On negotiating better rates with streaming services.
“Well, I think publishers have to get better at negotiating their deals. I think we could do a better job as a community and industry to get better deals and insist on value for our works and our creators. And I think that’s job number one.
“The other thing is business models tend to mature over time. At first, some of these technologies were very new and nobody really knew how to assess the economics. And now it’s becoming a bit more obvious, and things become more obvious and better formed I’m sure that the royalty rates will get better because it will become obvious that creators are not getting the kind of value that they should for their songs and compositions. And we’re part of making sure that happens.
“I feel, so far it’s generally been additive for our business, and we’re going to make that a better story by negotiating better rates.”
On Conductor, ole’s proprietary royalty collecting instrument:
“Our company has 60% margins, which tells you that we actually know how to do something really well. What we’re doing really well and efficiently is collecting royalties from around the world.
“It’s fantastic for clients because it means that you’re able to do a great job for them and that you have the staying power to continue doing that job for years because we’re in the long term game here.
“We developed our Conductor technology in-house starting in 2011.
“We realized that we weren’t going to be able to address the tsunami of data that we were facing and be able to make sense of it – and collaborate with other data providers – unless we automated.”
“It has a different viewpoint on music royalties: it comes from more of a data-handling perspective than being strictly a royalty tool, so it’s really built for all data and any data. In that way, it creates a standard in the world of no standard, so it’s a very powerful tool for us in getting our clients’ money paid from every part of the world and getting paid accurately.
“I think the conforming aspect of it is fairly unique. One of the issues with data is there is so much of it now and it’s all in different formats. This lack of a coherent format is problematic, so what our tool can do is conform the viewpoint to a single coherent data set.

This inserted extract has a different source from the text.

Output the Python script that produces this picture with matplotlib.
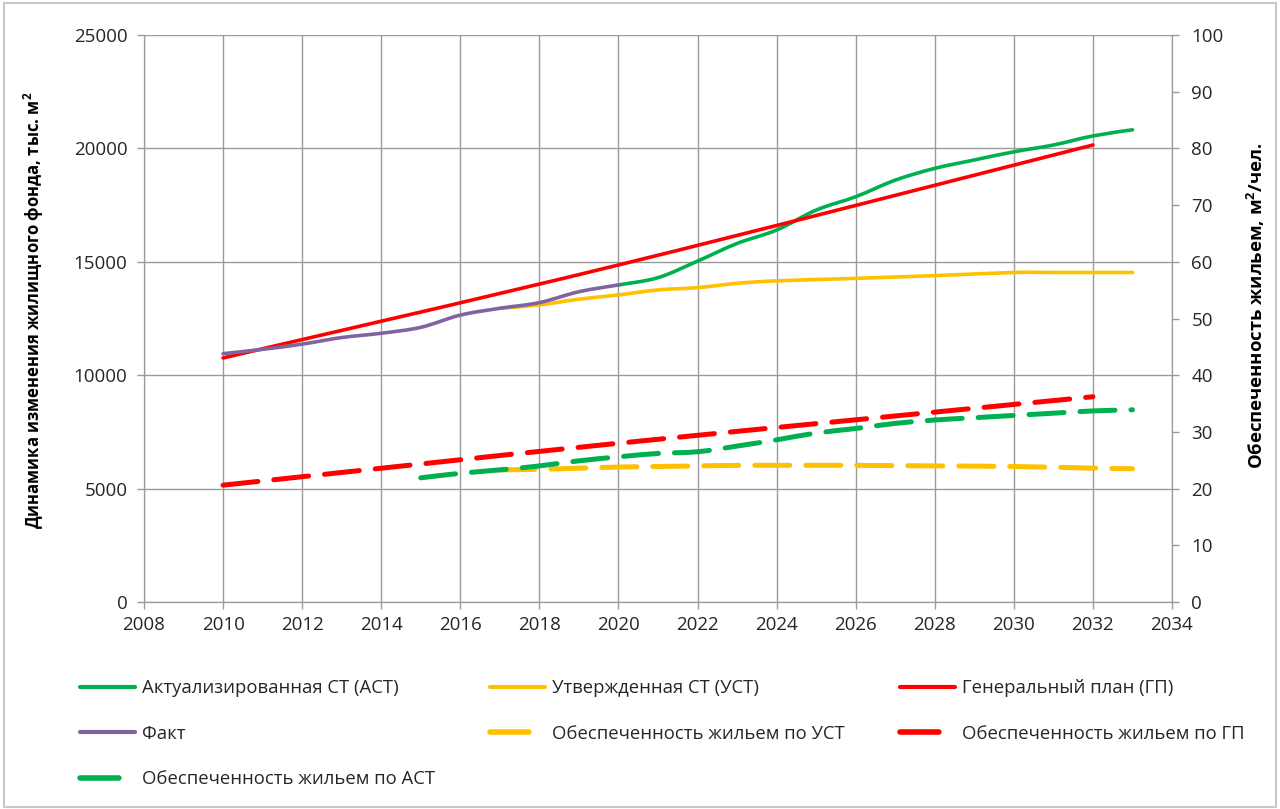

“That’s a very powerful difference. There’s also a component called Conductor Co-Lab, which allows us to collaborate without seeing one another’s data, which assists in dealing with non-disclosure agreements and various issues surrounding privacy. So this is the other major building block of this technology.”
On future expansion:
“We’re in the rights management business, so anything that makes sense to us in adjacent spaces in rights management might be on the table, so for example, buying audio-visual catalogues, film and television catalogues – that next step, potentially. We also want to grow the label and artist development initiatives in the label, and that probably means buying more master catalogues, buying more labels. We’re very inquisitive and we intend to continue to be.”
ole’s most popular copyright:
“Some of our biggest copyrights are things themes from kid shows – themes, like the ‘Theme from Arthur’ and ‘Franklin’ and songs that you wouldn’t think that off the top of
your head would be big pop hits. But these are hits that are under the radar that every child and every adult by proximity end up knowing and singing every day.
“We’re in thousands and millions of living rooms every day with these songs, and every year they’re among our top earners. Of course, we have great pop and country songs also, everything from ‘Black Velvet’ to Eric Church’s ‘Springsteen’ to ‘Mirrors’ by Timbaland and Justin Timberlake: it’s across the board.”